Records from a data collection
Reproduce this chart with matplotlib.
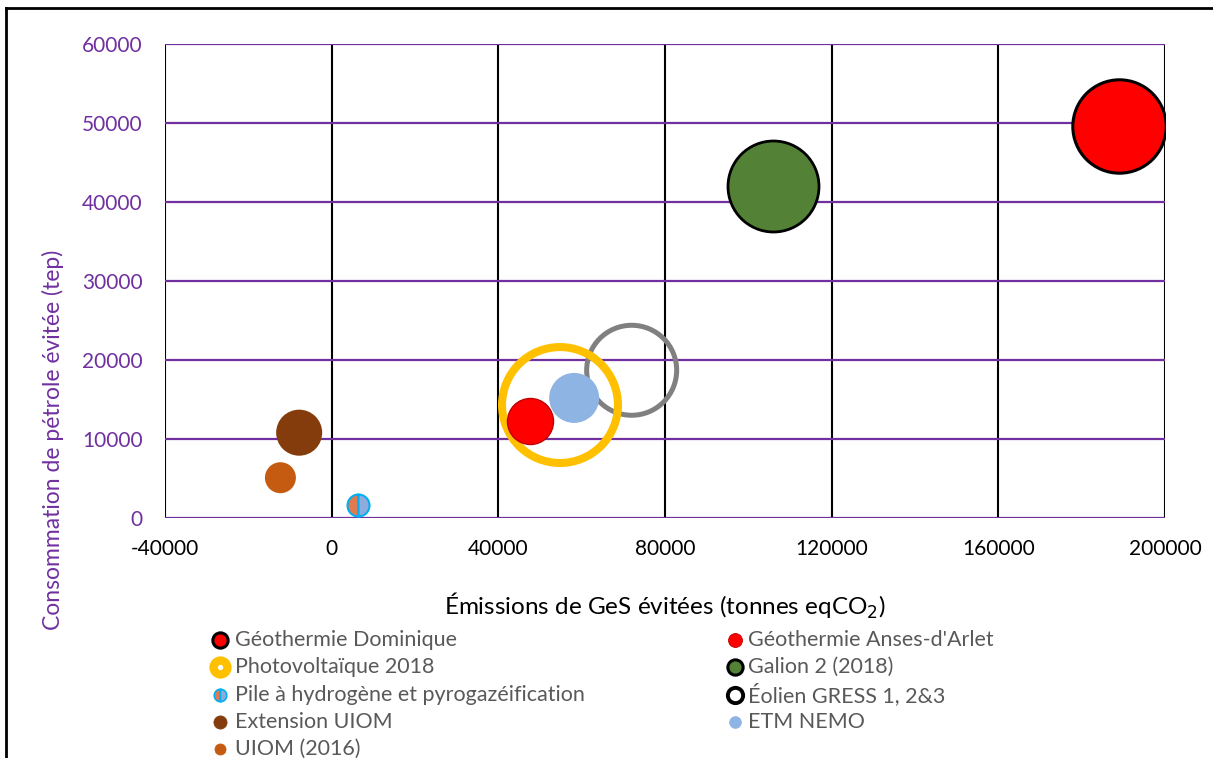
import matplotlib.pyplot as plt
from matplotlib.lines import Line2D

plt.rcParams['font.family'] = ['Lato', 'DejaVu Sans']
plt.rcParams['axes.unicode_minus'] = False

# Données
projets = ["Géothermie Dominique", "Galion 2 (2018)", "Éolien GRESS 1, 2&3",
           "Photovoltaïque 2018", "ETM NEMO", "Géothermie Anses-d'Arlet",
           "Extension UIOM", "UIOM (2016)", "Pile à hydrogène et pyrogazéification"]
ges_evitees = [189000, 106000, 72000, 54800, 58200, 47500, -7800, -12300, 6400]
petrole_evite = [49600, 42000, 18700, 14300, 15200, 12300, 10800, 5100, 1700]
taille_bulle = [2180, 2070, 2025, 3360, 625, 530, 530, 240, 121]

x_ticks = [-40000, 0, 40000, 80000, 120000, 160000, 200000]
y_ticks = [0, 10000, 20000, 30000, 40000, 50000, 60000]

violet = '#7030A0'
gris_texte = '#595959'

# styles : (face, bord, epaisseur bord)
styles = {
    "Géothermie Dominique": ('#FF0000', 'black', 2.2),
    "Galion 2 (2018)": ('#538135', 'black', 2.0),
    "Éolien GRESS 1, 2&3": ('none', '#808080', 3.6),
    "Photovoltaïque 2018": ('none', '#FFC000', 5.8),
    "ETM NEMO": ('#8EB4E3', 'none', 0),
    "Géothermie Anses-d'Arlet": ('#FF0000', '#C00000', 1.0),
    "Extension UIOM": ('#843C0C', 'none', 0),
    "UIOM (2016)": ('#C55A11', 'none', 0),
}

fig = plt.figure(figsize=(12.13, 7.58), dpi=100)
W, H = 1213, 758
ax = fig.add_axes([165 / W, 1 - 518 / H, 1000 / W, 474 / H])

# quadrillage
for xv in x_ticks:
    ax.axvline(xv, color='black', lw=1.5, zorder=1)
for yv in y_ticks:
    ax.axhline(yv, color=violet, lw=1.6, zorder=1.5)

px2 = 4 * 0.72 ** 2  # rayon px -> aire en points^2
for i, nom in enumerate(projets):
    if nom.startswith("Pile"):
        d = (taille_bulle[i] ** 0.5) * 2 * 0.72
        ax.plot(ges_evitees[i], petrole_evite[i], 'o', ms=d, fillstyle='left',
                markerfacecolor='#E07B4F', markerfacecoloralt='#8FAADC',
                markeredgecolor='#00B0F0', markeredgewidth=1.5, zorder=3)
        continue
    fc, ec, lw = styles[nom]
    ax.scatter(ges_evitees[i], petrole_evite[i], s=taille_bulle[i] * px2,
               facecolor=fc, edgecolor=ec, linewidth=lw, zorder=3)

ax.set_xlim(-40000, 200000)
ax.set_ylim(0, 60000)
ax.set_xticks(x_ticks)
ax.set_yticks(y_ticks)
ax.tick_params(length=0, labelsize=15)
ax.tick_params(axis='y', labelcolor=violet, pad=16)
ax.tick_params(axis='x', pad=15)
for s in ax.spines.values():
    s.set_visible(False)

fig.text(665 / W, 1 - 606 / H, "Émissions de GeS évitées (tonnes eqCO$_2$)",
         ha='center', va='center', fontsize=17.5)
fig.text(53 / W, 1 - 440 / H, "Consommation de pétrole évitée (tep)",
         ha='center', va='center', rotation=90, fontsize=16.5, color=violet)

# légende (deux colonnes placées à la main)
legende = [
    # (texte, colonne, ligne, face, bord, ep, taille, alt)
    ("Géothermie Dominique", 0, 0, '#FF0000', 'black', 2.2, 11, None),
    ("Photovoltaïque 2018", 0, 1, 'white', '#FFC000', 6, 10, None),
    ("Pile à hydrogène et pyrogazéification", 0, 2, '#E07B4F', '#00B0F0', 1.2, 9, '#8FAADC'),
    ("Extension UIOM", 0, 3, '#843C0C', '#843C0C', 0.5, 9.5, None),
    ("UIOM (2016)", 0, 4, '#C55A11', '#C55A11', 0.5, 8, None),
    ("Géothermie Anses-d'Arlet", 1, 0, '#FF0000', '#C00000', 0.6, 10, None),
    ("Galion 2 (2018)", 1, 1, '#538135', 'black', 2.2, 11, None),
    ("Éolien GRESS 1, 2&3", 1, 2, 'white', 'black', 2.8, 11, None),
    ("ETM NEMO", 1, 3, '#8EB4E3', '#8EB4E3', 0.5, 8.5, None),
]
col_marq = [220, 735]
col_txt = [235, 748]
for texte, c, l, fc, ec, ep, ms, alt in legende:
    y = 1 - (640 + 27.3 * l) / H
    kw = dict(fillstyle='left', markerfacecoloralt=alt) if alt else {}
    fig.add_artist(Line2D([col_marq[c] / W], [y], ls='none', marker='o', markersize=ms,
                          markerfacecolor=fc, markeredgecolor=ec, markeredgewidth=ep,
                          transform=fig.transFigure, **kw))
    fig.text(col_txt[c] / W, y, texte, ha='left', va='center', fontsize=15.5,
             color=gris_texte)

# bordure du cadre
fig.add_artist(Line2D([6 / W, 6 / W], [0, 1 - 8 / H], color='black', lw=2,
                      transform=fig.transFigure))
fig.add_artist(Line2D([6 / W, 1], [1 - 8 / H, 1 - 8 / H], color='black', lw=2,
                      transform=fig.transFigure))

fig.savefig('out.png', dpi=100)
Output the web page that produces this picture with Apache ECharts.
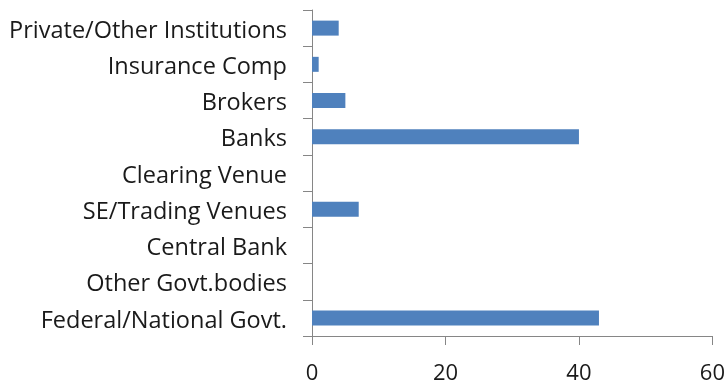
<!DOCTYPE html>
<html>
<head>
<meta charset="utf-8">
<script src="https://cdn.jsdelivr.net/npm/echarts@6/dist/echarts.min.js"></script>
<style>
  html, body { margin: 0; padding: 0; background: #ffffff; }
  #chart { width: 728px; height: 385px; }
</style>
</head>
<body>
<div id="chart"></div>
<script>
// Institution types, listed bottom to top
const categories = [
  'Federal/National Govt.',
  'Other Govt.bodies',
  'Central Bank',
  'SE/Trading Venues',
  'Clearing Venue',
  'Banks',
  'Brokers',
  'Insurance Comp',
  'Private/Other Institutions'
];
const values = [43, 0, 0, 7, 0, 40, 5, 1, 4];
const xTicks = [0, 20, 40, 60];

const axisColor = '#868686';
const font = '"Open Sans", sans-serif';

const chart = echarts.init(document.getElementById('chart'), null, { renderer: 'canvas' });
chart.setOption({
  animation: false,
  backgroundColor: '#ffffff',
  grid: { left: 312, right: 15, top: 10, bottom: 43, containLabel: false },
  xAxis: {
    type: 'value',
    min: xTicks[0],
    max: xTicks[xTicks.length - 1],
    interval: xTicks[1] - xTicks[0],
    axisLine: { show: true, lineStyle: { color: axisColor, width: 1 } },
    axisTick: { show: true, length: 9, lineStyle: { color: axisColor } },
    splitLine: { show: false },
    axisLabel: { color: '#1a1a1a', fontSize: 22, fontFamily: font, margin: 27 }
  },
  yAxis: {
    type: 'category',
    data: categories,
    axisLine: { show: true, lineStyle: { color: axisColor, width: 1 } },
    axisTick: { show: true, length: 9, alignWithLabel: false, lineStyle: { color: axisColor } },
    axisLabel: {
      margin: 25,
      formatter: (v) => '{t|' + v + '}',
      rich: {
        t: { color: '#1a1a1a', fontSize: 23.5, fontFamily: font, padding: [6, 0, 0, 0] }
      }
    },
    splitLine: { show: false }
  },
  series: [{
    type: 'bar',
    data: values,
    barWidth: 15,
    itemStyle: { color: '#4F81BD' }
  }]
});
</script>
</body>
</html>
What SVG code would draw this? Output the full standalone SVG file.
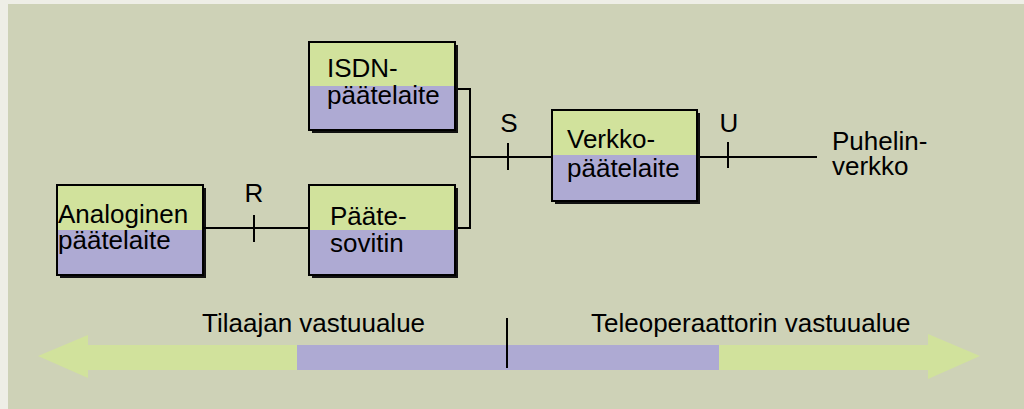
<svg xmlns="http://www.w3.org/2000/svg" width="1024" height="409" viewBox="0 0 1024 409">
<style>
.t{font-family:"Liberation Sans",Arial,sans-serif;font-size:26px;fill:#000}
.m{text-anchor:middle}
.sh{fill:#111}
.g{fill:#d1e29c}
.p{fill:#aeaad3}
.b{fill:none;stroke:#000;stroke-width:2}
.ln{stroke:#000;stroke-width:2;fill:none}
</style>
<rect x="0" y="0" width="1024" height="409" fill="#eeeee6"/>
<rect x="8" y="4" width="1016" height="405" fill="#ced2b7"/>

<g id="isdn">
<rect class="sh" x="312" y="45" width="146" height="88"/>
<rect class="g" x="309" y="42" width="146" height="44"/>
<rect class="p" x="309" y="86" width="146" height="44"/>
<rect class="b" x="309" y="42" width="146" height="88"/>
<text class="t" x="327" y="77">ISDN-</text>
<text class="t" x="327" y="104">päätelaite</text>
</g>

<g id="analoginen">
<rect class="sh" x="60" y="188" width="146" height="90"/>
<rect class="g" x="57" y="185" width="146" height="45"/>
<rect class="p" x="57" y="230" width="146" height="45"/>
<rect class="b" x="57" y="185" width="146" height="90"/>
<text class="t" x="58" y="223">Analoginen</text>
<text class="t" x="58" y="249">päätelaite</text>
</g>

<g id="paatesovitin">
<rect class="sh" x="312" y="188" width="146" height="90"/>
<rect class="g" x="309" y="185" width="146" height="45"/>
<rect class="p" x="309" y="230" width="146" height="45"/>
<rect class="b" x="309" y="185" width="146" height="90"/>
<text class="t" x="330" y="225">Pääte-</text>
<text class="t" x="330" y="252">sovitin</text>
</g>

<g id="verkko">
<rect class="sh" x="555" y="113" width="145" height="91"/>
<rect class="g" x="552" y="110" width="145" height="45"/>
<rect class="p" x="552" y="155" width="145" height="46"/>
<rect class="b" x="552" y="110" width="145" height="91"/>
<text class="t" x="567" y="148">Verkko-</text>
<text class="t" x="567" y="177">päätelaite</text>
</g>

<g id="puhelinverkko">
<text class="t" x="832" y="150">Puhelin-</text>
<text class="t" x="832" y="175">verkko</text>
</g>

<g id="connectors">
<path class="ln" d="M203 228H309"/>
<path class="ln" d="M254 215V242"/>
<path class="ln" d="M458 228H470V89H458"/>
<path class="ln" d="M470 157H552"/>
<path class="ln" d="M508 143V170"/>
<path class="ln" d="M700 157H817"/>
<path class="ln" d="M728 142V168"/>
<text class="t m" x="254" y="202">R</text>
<text class="t m" x="509" y="132">S</text>
<text class="t m" x="729" y="132">U</text>
</g>

<g id="vastuualue">
<polygon fill="#d1e29c" points="38,356 88,335 88,345 928,345 928,334 980,356 928,379 928,370 88,370 88,378"/>
<rect fill="#aeaad3" x="297" y="345" width="422" height="25"/>
<path class="ln" d="M507 318V368"/>
<text class="t" x="202" y="332">Tilaajan vastuualue</text>
<text class="t" x="591" y="332">Teleoperaattorin vastuualue</text>
</g>
</svg>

#### Required work
Begin at the top of the material above and output each line exactly, stopping after the line that holds "facecolor=fc, edgecolor=ec, linewidth=lw, zorder=3)". Leave out pictures.

#### Solution for this exercise
Reproduce this chart with matplotlib.
import matplotlib.pyplot as plt
from matplotlib.lines import Line2D

plt.rcParams['font.family'] = ['Lato', 'DejaVu Sans']
plt.rcParams['axes.unicode_minus'] = False

# Données
projets = ["Géothermie Dominique", "Galion 2 (2018)", "Éolien GRESS 1, 2&3",
           "Photovoltaïque 2018", "ETM NEMO", "Géothermie Anses-d'Arlet",
           "Extension UIOM", "UIOM (2016)", "Pile à hydrogène et pyrogazéification"]
ges_evitees = [189000, 106000, 72000, 54800, 58200, 47500, -7800, -12300, 6400]
petrole_evite = [49600, 42000, 18700, 14300, 15200, 12300, 10800, 5100, 1700]
taille_bulle = [2180, 2070, 2025, 3360, 625, 530, 530, 240, 121]

x_ticks = [-40000, 0, 40000, 80000, 120000, 160000, 200000]
y_ticks = [0, 10000, 20000, 30000, 40000, 50000, 60000]

violet = '#7030A0'
gris_texte = '#595959'

# styles : (face, bord, epaisseur bord)
styles = {
    "Géothermie Dominique": ('#FF0000', 'black', 2.2),
    "Galion 2 (2018)": ('#538135', 'black', 2.0),
    "Éolien GRESS 1, 2&3": ('none', '#808080', 3.6),
    "Photovoltaïque 2018": ('none', '#FFC000', 5.8),
    "ETM NEMO": ('#8EB4E3', 'none', 0),
    "Géothermie Anses-d'Arlet": ('#FF0000', '#C00000', 1.0),
    "Extension UIOM": ('#843C0C', 'none', 0),
    "UIOM (2016)": ('#C55A11', 'none', 0),
}

fig = plt.figure(figsize=(12.13, 7.58), dpi=100)
W, H = 1213, 758
ax = fig.add_axes([165 / W, 1 - 518 / H, 1000 / W, 474 / H])

# quadrillage
for xv in x_ticks:
    ax.axvline(xv, color='black', lw=1.5, zorder=1)
for yv in y_ticks:
    ax.axhline(yv, color=violet, lw=1.6, zorder=1.5)

px2 = 4 * 0.72 ** 2  # rayon px -> aire en points^2
for i, nom in enumerate(projets):
    if nom.startswith("Pile"):
        d = (taille_bulle[i] ** 0.5) * 2 * 0.72
        ax.plot(ges_evitees[i], petrole_evite[i], 'o', ms=d, fillstyle='left',
                markerfacecolor='#E07B4F', markerfacecoloralt='#8FAADC',
                markeredgecolor='#00B0F0', markeredgewidth=1.5, zorder=3)
        continue
    fc, ec, lw = styles[nom]
    ax.scatter(ges_evitees[i], petrole_evite[i], s=taille_bulle[i] * px2,
               facecolor=fc, edgecolor=ec, linewidth=lw, zorder=3)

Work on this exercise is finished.